SET TASK: Leave out every picture, then transcribe the rest of the listing exactly.

SOURCE DATA:

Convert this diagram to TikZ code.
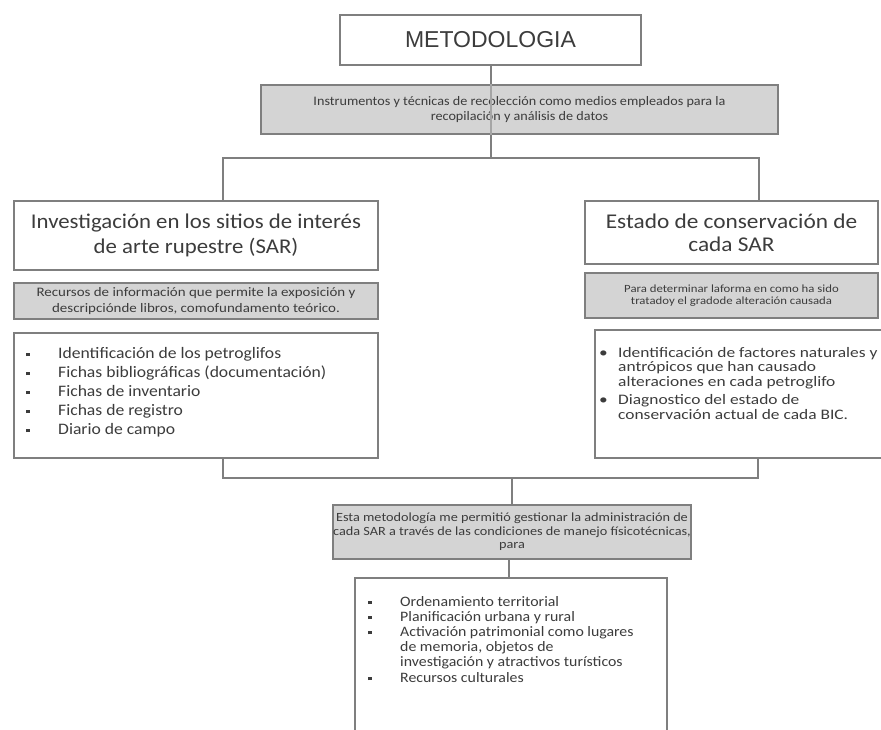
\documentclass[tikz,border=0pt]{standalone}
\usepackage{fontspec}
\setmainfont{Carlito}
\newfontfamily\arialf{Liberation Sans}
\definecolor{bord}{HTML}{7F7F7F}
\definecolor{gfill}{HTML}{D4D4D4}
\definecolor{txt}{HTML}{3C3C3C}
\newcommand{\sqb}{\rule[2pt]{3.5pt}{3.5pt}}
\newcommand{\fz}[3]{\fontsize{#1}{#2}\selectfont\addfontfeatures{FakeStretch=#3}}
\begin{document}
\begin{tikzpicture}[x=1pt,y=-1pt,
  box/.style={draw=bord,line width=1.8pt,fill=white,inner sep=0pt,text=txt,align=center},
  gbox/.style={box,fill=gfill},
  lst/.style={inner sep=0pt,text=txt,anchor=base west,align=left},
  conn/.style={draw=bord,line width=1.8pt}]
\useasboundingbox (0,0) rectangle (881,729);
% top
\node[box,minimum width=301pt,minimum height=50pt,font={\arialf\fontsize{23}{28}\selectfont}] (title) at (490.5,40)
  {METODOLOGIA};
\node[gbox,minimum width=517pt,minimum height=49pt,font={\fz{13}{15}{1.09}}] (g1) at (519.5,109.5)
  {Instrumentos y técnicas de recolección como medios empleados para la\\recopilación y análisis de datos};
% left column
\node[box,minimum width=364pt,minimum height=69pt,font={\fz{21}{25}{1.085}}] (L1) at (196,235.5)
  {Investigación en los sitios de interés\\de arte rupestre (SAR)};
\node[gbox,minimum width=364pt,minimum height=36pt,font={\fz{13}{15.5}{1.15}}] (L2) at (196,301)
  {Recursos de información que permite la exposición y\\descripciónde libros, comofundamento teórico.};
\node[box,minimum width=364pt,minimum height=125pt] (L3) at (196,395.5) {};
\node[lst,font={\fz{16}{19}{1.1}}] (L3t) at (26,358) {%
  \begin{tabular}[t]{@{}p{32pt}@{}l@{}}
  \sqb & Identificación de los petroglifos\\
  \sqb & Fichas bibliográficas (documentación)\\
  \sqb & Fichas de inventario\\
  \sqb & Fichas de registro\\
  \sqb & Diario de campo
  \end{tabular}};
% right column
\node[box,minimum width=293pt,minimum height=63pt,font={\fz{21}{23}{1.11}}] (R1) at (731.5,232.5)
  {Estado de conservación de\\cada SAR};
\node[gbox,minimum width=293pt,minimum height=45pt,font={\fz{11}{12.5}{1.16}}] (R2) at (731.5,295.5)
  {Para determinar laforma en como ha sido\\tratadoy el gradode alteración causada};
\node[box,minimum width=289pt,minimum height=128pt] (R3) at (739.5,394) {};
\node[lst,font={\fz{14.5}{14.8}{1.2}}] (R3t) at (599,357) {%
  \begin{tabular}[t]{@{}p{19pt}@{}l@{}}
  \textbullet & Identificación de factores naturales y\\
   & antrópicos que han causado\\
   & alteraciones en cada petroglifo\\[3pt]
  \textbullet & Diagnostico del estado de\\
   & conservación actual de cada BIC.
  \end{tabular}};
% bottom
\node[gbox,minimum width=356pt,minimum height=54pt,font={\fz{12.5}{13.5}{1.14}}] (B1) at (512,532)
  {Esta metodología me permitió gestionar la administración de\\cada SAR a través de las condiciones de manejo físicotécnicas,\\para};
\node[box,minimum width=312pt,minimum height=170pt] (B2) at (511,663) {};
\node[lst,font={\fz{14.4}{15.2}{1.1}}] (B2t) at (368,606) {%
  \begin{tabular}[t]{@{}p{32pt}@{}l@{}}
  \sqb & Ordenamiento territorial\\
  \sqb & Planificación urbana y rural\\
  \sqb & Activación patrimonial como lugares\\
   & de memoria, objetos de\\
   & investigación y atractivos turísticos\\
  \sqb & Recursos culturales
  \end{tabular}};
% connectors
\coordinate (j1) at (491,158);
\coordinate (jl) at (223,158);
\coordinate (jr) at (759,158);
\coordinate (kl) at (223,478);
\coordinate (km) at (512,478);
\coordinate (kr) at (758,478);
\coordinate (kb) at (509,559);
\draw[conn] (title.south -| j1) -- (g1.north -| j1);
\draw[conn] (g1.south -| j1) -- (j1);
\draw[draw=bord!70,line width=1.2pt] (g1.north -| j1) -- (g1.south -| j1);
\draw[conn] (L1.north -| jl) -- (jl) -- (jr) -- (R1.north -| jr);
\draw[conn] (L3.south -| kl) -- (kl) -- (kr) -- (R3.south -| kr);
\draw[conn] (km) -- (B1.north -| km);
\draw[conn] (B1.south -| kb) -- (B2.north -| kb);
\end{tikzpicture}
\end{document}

THE SOLUTION:
Convert this diagram to TikZ code.
\documentclass[tikz,border=0pt]{standalone}
\usepackage{fontspec}
\setmainfont{Carlito}
\newfontfamily\arialf{Liberation Sans}
\definecolor{bord}{HTML}{7F7F7F}
\definecolor{gfill}{HTML}{D4D4D4}
\definecolor{txt}{HTML}{3C3C3C}
\newcommand{\sqb}{\rule[2pt]{3.5pt}{3.5pt}}
\newcommand{\fz}[3]{\fontsize{#1}{#2}\selectfont\addfontfeatures{FakeStretch=#3}}
\begin{document}
\begin{tikzpicture}[x=1pt,y=-1pt,
  box/.style={draw=bord,line width=1.8pt,fill=white,inner sep=0pt,text=txt,align=center},
  gbox/.style={box,fill=gfill},
  lst/.style={inner sep=0pt,text=txt,anchor=base west,align=left},
  conn/.style={draw=bord,line width=1.8pt}]
\useasboundingbox (0,0) rectangle (881,729);
% top
\node[box,minimum width=301pt,minimum height=50pt,font={\arialf\fontsize{23}{28}\selectfont}] (title) at (490.5,40)
  {METODOLOGIA};
\node[gbox,minimum width=517pt,minimum height=49pt,font={\fz{13}{15}{1.09}}] (g1) at (519.5,109.5)
  {Instrumentos y técnicas de recolección como medios empleados para la\\recopilación y análisis de datos};
% left column
\node[box,minimum width=364pt,minimum height=69pt,font={\fz{21}{25}{1.085}}] (L1) at (196,235.5)
  {Investigación en los sitios de interés\\de arte rupestre (SAR)};
\node[gbox,minimum width=364pt,minimum height=36pt,font={\fz{13}{15.5}{1.15}}] (L2) at (196,301)
  {Recursos de información que permite la exposición y\\descripciónde libros, comofundamento teórico.};
\node[box,minimum width=364pt,minimum height=125pt] (L3) at (196,395.5) {};
\node[lst,font={\fz{16}{19}{1.1}}] (L3t) at (26,358) {%
  \begin{tabular}[t]{@{}p{32pt}@{}l@{}}
  \sqb & Identificación de los petroglifos\\
  \sqb & Fichas bibliográficas (documentación)\\
  \sqb & Fichas de inventario\\
  \sqb & Fichas de registro\\
  \sqb & Diario de campo
  \end{tabular}};
% right column
\node[box,minimum width=293pt,minimum height=63pt,font={\fz{21}{23}{1.11}}] (R1) at (731.5,232.5)
  {Estado de conservación de\\cada SAR};
\node[gbox,minimum width=293pt,minimum height=45pt,font={\fz{11}{12.5}{1.16}}] (R2) at (731.5,295.5)
  {Para determinar laforma en como ha sido\\tratadoy el gradode alteración causada};
\node[box,minimum width=289pt,minimum height=128pt] (R3) at (739.5,394) {};
\node[lst,font={\fz{14.5}{14.8}{1.2}}] (R3t) at (599,357) {%
  \begin{tabular}[t]{@{}p{19pt}@{}l@{}}
  \textbullet & Identificación de factores naturales y\\
   & antrópicos que han causado\\
   & alteraciones en cada petroglifo\\[3pt]
  \textbullet & Diagnostico del estado de\\
   & conservación actual de cada BIC.
  \end{tabular}};
% bottom
\node[gbox,minimum width=356pt,minimum height=54pt,font={\fz{12.5}{13.5}{1.14}}] (B1) at (512,532)
  {Esta metodología me permitió gestionar la administración de\\cada SAR a través de las condiciones de manejo físicotécnicas,\\para};
\node[box,minimum width=312pt,minimum height=170pt] (B2) at (511,663) {};
\node[lst,font={\fz{14.4}{15.2}{1.1}}] (B2t) at (368,606) {%
  \begin{tabular}[t]{@{}p{32pt}@{}l@{}}
  \sqb & Ordenamiento territorial\\
  \sqb & Planificación urbana y rural\\
  \sqb & Activación patrimonial como lugares\\
   & de memoria, objetos de\\
   & investigación y atractivos turísticos\\
  \sqb & Recursos culturales
  \end{tabular}};
% connectors
\coordinate (j1) at (491,158);
\coordinate (jl) at (223,158);
\coordinate (jr) at (759,158);
\coordinate (kl) at (223,478);
\coordinate (km) at (512,478);
\coordinate (kr) at (758,478);
\coordinate (kb) at (509,559);
\draw[conn] (title.south -| j1) -- (g1.north -| j1);
\draw[conn] (g1.south -| j1) -- (j1);
\draw[draw=bord!70,line width=1.2pt] (g1.north -| j1) -- (g1.south -| j1);
\draw[conn] (L1.north -| jl) -- (jl) -- (jr) -- (R1.north -| jr);
\draw[conn] (L3.south -| kl) -- (kl) -- (kr) -- (R3.south -| kr);
\draw[conn] (km) -- (B1.north -| km);
\draw[conn] (B1.south -| kb) -- (B2.north -| kb);
\end{tikzpicture}
\end{document}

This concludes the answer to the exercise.